George Savini has a six figure gambling debt. This is another inaccurate statement. I have not set foot in a casino or race track since I first contracted the virus. I have certainly not gambled in any way, shape or form in that time. As for what happened during my mortal years, again I remind you that the courts have upheld the argument those debts are no longer valid after death. There is currently no provision for this being reversed after reanimation. I sincerely apologize to Ms. Teresa Savini that we wed in a community property state, but the law is the law. The repeated attempts of her lawyers to convey the debt back to me have only served to widen the rift between us.

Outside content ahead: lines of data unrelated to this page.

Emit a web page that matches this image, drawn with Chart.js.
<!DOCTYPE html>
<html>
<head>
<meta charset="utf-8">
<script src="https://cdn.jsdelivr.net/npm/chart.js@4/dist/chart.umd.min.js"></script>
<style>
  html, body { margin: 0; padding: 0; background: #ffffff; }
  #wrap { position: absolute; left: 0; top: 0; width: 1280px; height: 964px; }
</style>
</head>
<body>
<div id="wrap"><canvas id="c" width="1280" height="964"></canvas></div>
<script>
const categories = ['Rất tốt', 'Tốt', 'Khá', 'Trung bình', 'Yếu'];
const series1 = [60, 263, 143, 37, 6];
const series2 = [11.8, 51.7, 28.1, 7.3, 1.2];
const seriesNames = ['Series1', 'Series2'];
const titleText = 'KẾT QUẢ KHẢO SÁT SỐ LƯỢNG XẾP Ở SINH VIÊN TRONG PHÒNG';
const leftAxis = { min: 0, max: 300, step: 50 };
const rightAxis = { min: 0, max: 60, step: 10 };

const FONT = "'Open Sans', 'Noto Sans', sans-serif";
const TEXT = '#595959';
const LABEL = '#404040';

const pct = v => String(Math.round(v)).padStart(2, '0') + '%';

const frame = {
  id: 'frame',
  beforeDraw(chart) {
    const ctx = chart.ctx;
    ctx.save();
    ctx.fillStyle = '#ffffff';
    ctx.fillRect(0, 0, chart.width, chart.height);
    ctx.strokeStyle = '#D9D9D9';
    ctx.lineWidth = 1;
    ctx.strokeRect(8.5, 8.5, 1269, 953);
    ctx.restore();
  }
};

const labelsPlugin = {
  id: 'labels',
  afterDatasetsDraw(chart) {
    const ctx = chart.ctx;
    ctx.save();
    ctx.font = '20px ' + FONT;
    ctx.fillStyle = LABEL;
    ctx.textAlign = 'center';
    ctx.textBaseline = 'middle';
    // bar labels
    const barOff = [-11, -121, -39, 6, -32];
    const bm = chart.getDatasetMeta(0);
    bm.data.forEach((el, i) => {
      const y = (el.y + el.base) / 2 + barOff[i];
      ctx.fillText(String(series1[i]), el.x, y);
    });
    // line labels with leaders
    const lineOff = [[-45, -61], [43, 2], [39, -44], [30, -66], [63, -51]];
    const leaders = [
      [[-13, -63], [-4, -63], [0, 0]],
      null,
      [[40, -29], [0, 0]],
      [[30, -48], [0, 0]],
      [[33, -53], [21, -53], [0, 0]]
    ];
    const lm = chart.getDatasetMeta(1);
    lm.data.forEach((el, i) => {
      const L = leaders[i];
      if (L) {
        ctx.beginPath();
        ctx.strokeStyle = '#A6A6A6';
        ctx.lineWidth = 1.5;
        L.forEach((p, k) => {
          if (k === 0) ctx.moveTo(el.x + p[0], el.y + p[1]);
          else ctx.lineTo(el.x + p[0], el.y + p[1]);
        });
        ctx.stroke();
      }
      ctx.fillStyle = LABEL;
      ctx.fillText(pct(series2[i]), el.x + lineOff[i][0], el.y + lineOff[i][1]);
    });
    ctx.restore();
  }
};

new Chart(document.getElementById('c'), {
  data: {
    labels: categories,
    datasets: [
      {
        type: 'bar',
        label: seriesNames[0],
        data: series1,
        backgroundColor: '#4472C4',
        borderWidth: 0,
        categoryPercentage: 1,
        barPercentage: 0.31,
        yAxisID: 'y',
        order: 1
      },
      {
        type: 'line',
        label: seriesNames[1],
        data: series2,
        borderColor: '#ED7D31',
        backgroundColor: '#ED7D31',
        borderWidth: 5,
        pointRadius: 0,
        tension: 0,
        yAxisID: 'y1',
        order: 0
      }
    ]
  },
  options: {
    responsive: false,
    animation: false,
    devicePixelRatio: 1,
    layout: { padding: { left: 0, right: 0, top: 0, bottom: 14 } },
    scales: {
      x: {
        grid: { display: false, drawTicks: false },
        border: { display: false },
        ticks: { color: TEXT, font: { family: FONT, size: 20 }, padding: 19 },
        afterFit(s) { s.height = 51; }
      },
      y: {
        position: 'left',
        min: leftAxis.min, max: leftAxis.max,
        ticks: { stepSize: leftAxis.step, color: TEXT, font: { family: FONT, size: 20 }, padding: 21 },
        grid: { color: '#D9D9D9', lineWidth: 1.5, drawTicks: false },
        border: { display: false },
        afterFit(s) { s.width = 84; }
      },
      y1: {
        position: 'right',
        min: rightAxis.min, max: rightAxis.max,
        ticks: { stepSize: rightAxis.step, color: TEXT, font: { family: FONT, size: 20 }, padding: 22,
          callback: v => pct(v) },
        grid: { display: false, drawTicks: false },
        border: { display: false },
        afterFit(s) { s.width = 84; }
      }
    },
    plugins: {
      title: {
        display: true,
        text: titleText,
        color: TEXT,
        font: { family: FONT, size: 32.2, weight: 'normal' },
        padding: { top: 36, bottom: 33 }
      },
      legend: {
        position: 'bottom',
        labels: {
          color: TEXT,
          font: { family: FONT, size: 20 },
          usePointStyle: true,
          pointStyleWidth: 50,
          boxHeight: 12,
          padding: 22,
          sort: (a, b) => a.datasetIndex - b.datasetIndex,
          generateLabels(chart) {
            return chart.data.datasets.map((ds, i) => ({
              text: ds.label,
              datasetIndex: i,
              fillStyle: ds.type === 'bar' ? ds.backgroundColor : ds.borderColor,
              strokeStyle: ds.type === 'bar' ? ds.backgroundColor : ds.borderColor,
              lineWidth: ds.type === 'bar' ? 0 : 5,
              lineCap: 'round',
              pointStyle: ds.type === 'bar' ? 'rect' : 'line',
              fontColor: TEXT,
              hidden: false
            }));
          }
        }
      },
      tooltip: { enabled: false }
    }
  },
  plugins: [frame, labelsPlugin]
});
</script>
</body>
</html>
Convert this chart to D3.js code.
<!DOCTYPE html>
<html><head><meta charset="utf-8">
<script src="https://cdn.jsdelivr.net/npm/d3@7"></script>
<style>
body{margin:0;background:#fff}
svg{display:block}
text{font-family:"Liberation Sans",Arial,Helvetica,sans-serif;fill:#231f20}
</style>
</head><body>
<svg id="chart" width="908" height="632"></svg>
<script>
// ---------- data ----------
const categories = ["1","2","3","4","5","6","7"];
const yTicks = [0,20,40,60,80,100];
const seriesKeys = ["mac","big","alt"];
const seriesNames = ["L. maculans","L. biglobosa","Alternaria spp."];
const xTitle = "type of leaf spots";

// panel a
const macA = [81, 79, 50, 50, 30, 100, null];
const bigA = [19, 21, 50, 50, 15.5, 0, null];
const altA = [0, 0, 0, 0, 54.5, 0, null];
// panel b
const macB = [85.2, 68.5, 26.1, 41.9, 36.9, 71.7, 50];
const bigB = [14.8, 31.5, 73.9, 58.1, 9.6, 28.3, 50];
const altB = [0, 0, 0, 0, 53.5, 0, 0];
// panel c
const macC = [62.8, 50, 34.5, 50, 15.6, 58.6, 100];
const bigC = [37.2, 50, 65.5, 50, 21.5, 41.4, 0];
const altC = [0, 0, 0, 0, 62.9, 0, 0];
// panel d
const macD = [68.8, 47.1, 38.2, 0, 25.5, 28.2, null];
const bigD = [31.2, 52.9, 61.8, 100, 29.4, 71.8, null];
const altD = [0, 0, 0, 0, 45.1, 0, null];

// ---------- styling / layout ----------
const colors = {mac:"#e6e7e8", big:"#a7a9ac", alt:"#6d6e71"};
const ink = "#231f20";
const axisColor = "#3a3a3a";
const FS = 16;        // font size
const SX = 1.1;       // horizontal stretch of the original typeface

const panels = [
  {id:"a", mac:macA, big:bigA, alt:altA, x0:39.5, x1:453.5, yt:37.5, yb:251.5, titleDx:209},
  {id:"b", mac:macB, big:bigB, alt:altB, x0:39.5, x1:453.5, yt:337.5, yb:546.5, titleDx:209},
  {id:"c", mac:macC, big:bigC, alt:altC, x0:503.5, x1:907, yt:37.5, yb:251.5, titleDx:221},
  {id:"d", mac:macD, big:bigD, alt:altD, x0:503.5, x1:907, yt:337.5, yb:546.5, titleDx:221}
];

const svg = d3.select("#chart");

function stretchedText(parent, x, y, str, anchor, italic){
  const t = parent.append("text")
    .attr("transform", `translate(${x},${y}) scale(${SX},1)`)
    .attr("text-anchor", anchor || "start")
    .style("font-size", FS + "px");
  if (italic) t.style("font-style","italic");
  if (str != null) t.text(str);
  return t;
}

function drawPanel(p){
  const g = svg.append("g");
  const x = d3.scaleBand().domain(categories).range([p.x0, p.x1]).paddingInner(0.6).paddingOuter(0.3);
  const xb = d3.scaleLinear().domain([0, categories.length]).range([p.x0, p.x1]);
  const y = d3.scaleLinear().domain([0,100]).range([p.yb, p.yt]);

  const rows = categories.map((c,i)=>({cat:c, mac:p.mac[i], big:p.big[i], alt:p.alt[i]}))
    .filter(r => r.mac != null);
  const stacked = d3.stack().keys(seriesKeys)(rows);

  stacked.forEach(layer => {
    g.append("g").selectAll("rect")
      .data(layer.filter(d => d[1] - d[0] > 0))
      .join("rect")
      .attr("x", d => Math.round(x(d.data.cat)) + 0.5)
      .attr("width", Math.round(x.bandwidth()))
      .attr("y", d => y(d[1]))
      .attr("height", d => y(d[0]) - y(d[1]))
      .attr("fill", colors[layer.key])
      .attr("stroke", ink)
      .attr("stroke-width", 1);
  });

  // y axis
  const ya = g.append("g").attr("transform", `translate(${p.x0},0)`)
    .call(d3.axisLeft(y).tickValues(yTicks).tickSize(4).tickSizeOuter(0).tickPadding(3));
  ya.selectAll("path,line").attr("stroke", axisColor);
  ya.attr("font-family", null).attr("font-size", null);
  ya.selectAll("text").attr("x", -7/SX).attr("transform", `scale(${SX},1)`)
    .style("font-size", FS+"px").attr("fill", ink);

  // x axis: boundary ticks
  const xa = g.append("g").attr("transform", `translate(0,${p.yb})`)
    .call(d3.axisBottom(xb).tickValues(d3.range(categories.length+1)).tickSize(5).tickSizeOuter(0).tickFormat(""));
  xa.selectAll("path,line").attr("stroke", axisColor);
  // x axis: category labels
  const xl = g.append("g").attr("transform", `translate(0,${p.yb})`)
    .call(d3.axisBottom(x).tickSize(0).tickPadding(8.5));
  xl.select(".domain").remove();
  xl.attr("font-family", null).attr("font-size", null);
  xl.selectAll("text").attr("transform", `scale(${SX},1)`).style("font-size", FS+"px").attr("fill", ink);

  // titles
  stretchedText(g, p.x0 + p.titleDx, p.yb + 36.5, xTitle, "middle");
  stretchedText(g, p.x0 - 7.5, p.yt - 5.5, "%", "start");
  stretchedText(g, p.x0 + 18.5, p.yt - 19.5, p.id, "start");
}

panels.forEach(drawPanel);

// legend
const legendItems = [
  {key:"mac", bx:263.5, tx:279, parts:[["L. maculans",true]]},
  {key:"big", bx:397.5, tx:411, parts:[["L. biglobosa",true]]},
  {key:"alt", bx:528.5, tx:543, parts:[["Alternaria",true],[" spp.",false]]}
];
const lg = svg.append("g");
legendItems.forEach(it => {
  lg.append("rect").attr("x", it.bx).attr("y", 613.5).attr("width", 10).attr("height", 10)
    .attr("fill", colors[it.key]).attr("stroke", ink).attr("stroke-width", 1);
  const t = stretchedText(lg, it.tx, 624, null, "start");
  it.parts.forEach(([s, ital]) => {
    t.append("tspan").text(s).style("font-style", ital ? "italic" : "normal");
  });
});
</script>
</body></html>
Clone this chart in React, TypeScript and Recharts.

George Savini sold G.stavrakisi as a Miracle Diet Pill prior to contracting the virus. Completely false. While footage of our planned infomerical has leaked online, the FDA did not approve our application. As a man who respects the laws of this country, of course I scrapped the plans. I can also say without hesitation that I have learned since contracting the virus myself, it would have worked splendidly.

George Savini was serving three consecutive life sentences when the incumbent was first elected. I’ve been very candid about this. I have made mistakes in my past that I’m not proud of. However, I believe we can all agree that I have fulfilled all legal definitions of a life sentence.

George Savini once ripped off an opponent’s arm and beat them with it during a debate. This is a classic example of bias and accounts that failed to share both sides of the story. The video of the incident between myself and Mr. Gruber have been posted repeatedly online, so I can’t deny it. However, what’s absent are the hurtful and inflammatory remarks made by Mr. Gruber that led to the unfortunate confrontation. It’s also relevant to point out that Mr. Gruber is also a zombie and endorsed me after I won the primary.

George Savini thinks “Look What You Made Me Do” is Taylor Swift’s best work to date. This is a spurious accusation, and typical of the churlish behavior of my opponent. It’s a well known fact that 1989 is Ms. Swift’s White Album and it’s not even close. There are two kinds of people in our great nation: Those who sing along when “Shake It Off” comes on the radio, and those who are lying.

Now that I have addressed all of my opponent’s claims, I hope we can lift this election from the gutter of personal attacks and focus on the issues important to all Americans and the citizens I will soon represent in Congress. I want to unify our district and our community, and then our nation. Let’s bring this great country back, just like I came back from the dead.

(Billy, this would be a good place to throw in some of that patriotic rigamarole too, or maybe make up something about me adopting a blind puppy. The mouth breathers will scarf it up like a starving man at an all you can eat buffet!)

Thank you for your time,

George A. Savini

Your Next Congressman of District 9

Editorial note: According to information from the coroner’s office, Johan Gruber was not a zombie at the time of the incident at the debate and only became one after exposure to Mr. Savini. The campaign did not respond to our calls for comment, but did launch a number of social media attacks labeling our paper as “Mortal propaganda designed to derail our movement,” along with a link to purchase Savini for Congress dress socks and baby rompers.